Monday, 30 August 2021

Straits Echo


THIS IS quite a well-known picture, a three-storey building that once housed the venerated Straits Echo Press newspaper. I have no idea when the newspaper located its operations here but very long ago, it used to operate from a shophouse in Beach Street. In the 1960s, I do remember seeing the building at this spot – the corner of Penang Road and Dato Koyah Road – but never in my wildest dreams then could I foresee that one day in the 1970s, I would have this newspaper as my first employer, albeit only for a short six-month stint.

I said venerated because where the Press was concerned, this English language daily was the pride of Penang. Often, it carried news that the more national-level The Straits Times, with its headquarters in Singapore, was unable to report first-hand. Before the Second World War, The Straits Times occasionally had to rely on re-printing news that had earlier appeared in the Straits Echo. Thus in a way, the latter, despite its regional coverage, was seen as an ultimate source of authority for news about Penang.

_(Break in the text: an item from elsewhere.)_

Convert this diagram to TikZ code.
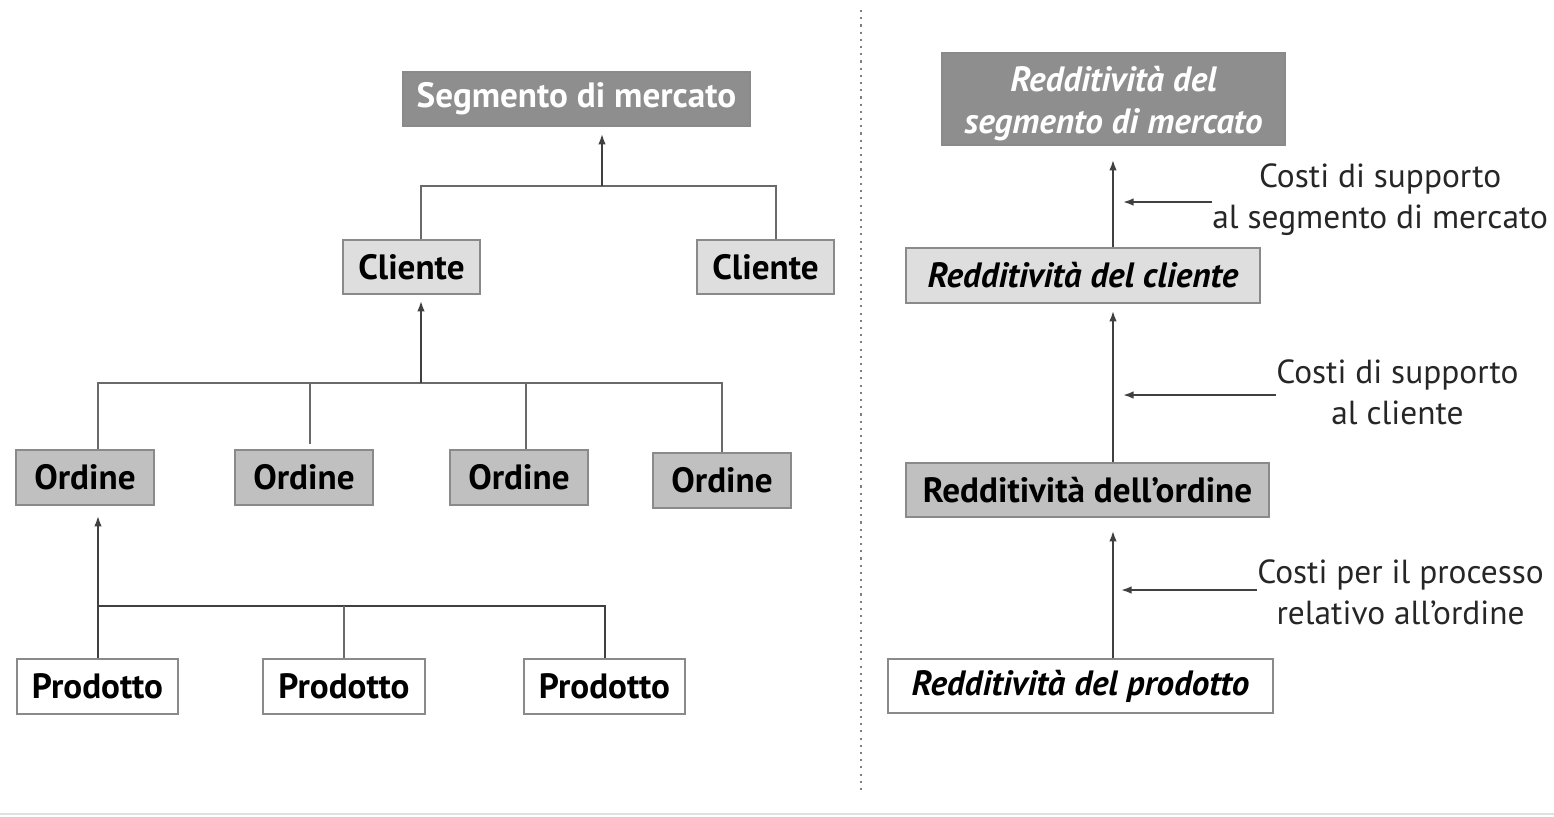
\documentclass[tikz,border=0pt]{standalone}
\usepackage{fontspec}
\setmainfont{PT Sans}
\usetikzlibrary{arrows.meta}
\definecolor{darkfill}{HTML}{8E8E8E}
\definecolor{midfill}{HTML}{C0C0C0}
\definecolor{lightfill}{HTML}{DEDEDE}
\definecolor{boxline}{HTML}{8A8A8A}
\definecolor{lineclr}{HTML}{6A6A6A}
\tikzset{
  box/.style={draw=boxline, line width=1pt, inner sep=0pt, font=\fontsize{20}{22}\selectfont\bfseries},
  darkbox/.style={box, fill=darkfill, text=white},
  midbox/.style={box, fill=midfill},
  lightbox/.style={box, fill=lightfill},
  whitebox/.style={box, fill=white},
  conn/.style={draw=lineclr, line width=0.9pt},
  darkconn/.style={draw=black!75, line width=1.1pt},
  arr/.style={draw=black!75, line width=1pt, -{Latex[length=0.21cm,width=0.15cm]}},
  lbl/.style={align=center, font=\fontsize{19}{23.5}\selectfont, inner sep=0pt, text=black!85},
}
\begin{document}
\begin{tikzpicture}[x=0.02cm, y=-0.02cm]
\useasboundingbox (0,0) rectangle (1554,816);
% faint bottom line
\draw[black!12, line width=0.8pt] (0,814) -- (1554,814);
% separator
\draw[gray, line width=1.3pt, dash pattern=on 1.2pt off 2.9pt] (861,10) -- (861,795);

% ---------- left tree ----------
\node[darkbox, minimum width=6.94cm, minimum height=1.08cm] (seg) at (576.5,99) {Segmento di mercato};
\node[lightbox, minimum width=2.74cm, minimum height=1.08cm] (cl1) at (411.5,267) {Cliente};
\node[lightbox, minimum width=2.74cm, minimum height=1.08cm] (cl2) at (765.5,267) {Cliente};
\node[midbox, minimum width=2.76cm, minimum height=1.1cm] (o1) at (85,477.5) {Ordine};
\node[midbox, minimum width=2.76cm, minimum height=1.1cm] (o2) at (304,477.5) {Ordine};
\node[midbox, minimum width=2.76cm, minimum height=1.1cm] (o3) at (519,477.5) {Ordine};
\node[midbox, minimum width=2.76cm, minimum height=1.1cm] (o4) at (722,480.5) {Ordine};
\node[whitebox, minimum width=3.22cm, minimum height=1.1cm] (p1) at (97.5,686.5) {Prodotto};
\node[whitebox, minimum width=3.24cm, minimum height=1.1cm] (p2) at (344,686.5) {Prodotto};
\node[whitebox, minimum width=3.22cm, minimum height=1.1cm] (p3) at (604.5,686.5) {Prodotto};

% level 1 junction
\coordinate (t1a) at (421,186);
\coordinate (t1b) at (776,186);
\coordinate (j1) at (602,186);
\draw[conn] (t1a |- cl1.north) -- (t1a) -- (t1b) -- (t1b |- cl2.north);
\draw[arr, shorten >=0.14cm] (j1) -- (j1 |- seg.south);

% level 2 junction
\coordinate (t2a) at (98,383);
\coordinate (t2b) at (310,383);
\coordinate (t2c) at (526,383);
\coordinate (t2d) at (722,383);
\coordinate (j2) at (421,383);
\draw[conn] (t2a |- o1.north) -- (t2a) -- (t2d) -- (t2d |- o4.north);
\draw[conn, shorten >=0.1cm] (t2b) -- (t2b |- o2.north);
\draw[conn] (t2c) -- (t2c |- o3.north);
\draw[arr, shorten >=0.12cm] (j2) -- (j2 |- cl1.south);

% level 3 junction
\coordinate (t3a) at (98,606);
\coordinate (t3b) at (344,606);
\coordinate (t3c) at (605,606);
\draw[darkconn] (t3a |- p1.north) -- (t3a) -- (t3c) -- (t3c |- p3.north);
\draw[conn] (t3b) -- (t3b |- p2.north);
\draw[arr, shorten >=0.2cm] (t3a) -- (t3a |- o1.south);

% ---------- right chain ----------
\node[darkbox, minimum width=6.86cm, minimum height=1.84cm, align=center,
      font=\fontsize{20}{24}\selectfont\bfseries\itshape] (r1) at (1113.5,99) {\rule{0pt}{20pt}Redditività del\\segmento di mercato};
\node[lightbox, minimum width=7.08cm, minimum height=1.1cm, font=\fontsize{20}{22}\selectfont\bfseries\itshape] (r2) at (1083,275.5) {Redditività del cliente};
\node[midbox, minimum width=7.26cm, minimum height=1.08cm] (r3) at (1087.5,490) {Redditività dell’ordine};
\node[whitebox, minimum width=7.7cm, minimum height=1.08cm, font=\fontsize{20}{22}\selectfont\bfseries\itshape] (r4) at (1080.5,686) {Redditività del prodotto};

\coordinate (a) at (1113,400);
\draw[arr, shorten >=0.28cm] (a |- r2.north) -- (a |- r1.south);
\draw[arr, shorten >=0.14cm] (a |- r3.north) -- (a |- r2.south);
\draw[arr, shorten >=0.26cm] (a |- r4.north) -- (a |- r3.south);

\node[lbl, anchor=west] (c1) at (1212,200) {Costi di supporto\\al segmento di mercato};
\node[lbl, anchor=west] (c2) at (1276,392) {Costi di supporto\\al cliente};
\node[lbl, anchor=west] (c3) at (1257,592) {Costi per il processo\\relativo all’ordine};

\draw[arr, shorten >=0.2cm] (c1.west) ++(0,2) coordinate (c1s) -- (c1s -| a);
\draw[arr, shorten >=0.2cm] (c2.west) ++(0,3) coordinate (c2s) -- (c2s -| a);
\draw[arr, shorten >=0.16cm] (c3.west) ++(0,-2) coordinate (c3s) -- (c3s -| a);
\end{tikzpicture}
\end{document}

Like The Straits Times, the Straits Echo newspaper was a broadsheet which was a large format and somewhat unwieldy to hold. To keep up with the times, but more to challenge The Star newspaper which hit the streets in 1971, the Straits Echo transformed into a tabloid in the 1970s. With it came a new name, The National Echo, and blue was adopted as its colour for the masthead in contrast to The Star’s red. The competition with The Star was keen and at one stage, an evening edition – the so-called street edition – of the newspaper was introduced so that readers could read that day’s news on the same day. Later, The National Echo opened an office in Kuala Lumpur and shifted its centre of operations there. Unfortunately, it could not compete with the likes of New Straits Times, The Malay Mail and The Star, and The National Echo folded in 1986.

When I worked there in the 1970s, the newspaper was owned by someone named KK Liew. The editor was a Eurasian named Wilson de Souza while the senior editors were Cheah Cheong Lin and Sunny Tan. The chief reporter was a very loud man named G Ratnam. Among my peers were people like Kee Thuan Chye, Ung Mah Pheng, Ong Thean Seang and Ooi Kee Beng. The last named is now the Executive Director of Penang Institute.

© Quah Seng Sun

Updates and add-ons:

Lim Siang Jin: 

  • My great grandfather, Lim Cheng How, used to manage the company that owned the Straits Echo. This is from my grandfather’s memoirs: “Attached to the Criterion Press, Ltd, former proprietors of the Straits Echo, the premises of which were at Nos 226 and 228 Beach Street, presumably as an assistant, my father rose to the appointment of manager with, I believe, a salary of $100/- pm which was then considered excellent pay having regard to the fact that the cost of living was cheap”.
  • In the mid-1980s, the late Soo Ewe Jin (later one of the Deputy Executive Editors of The Star)  and I were approached to come up with a plan to revive The National Echo, perhaps take it back to Penang and focus on news from the north again. We were both working for ISIS Malaysia then. Both from Penang, we were quite excited about the project, however, nothing came out of it.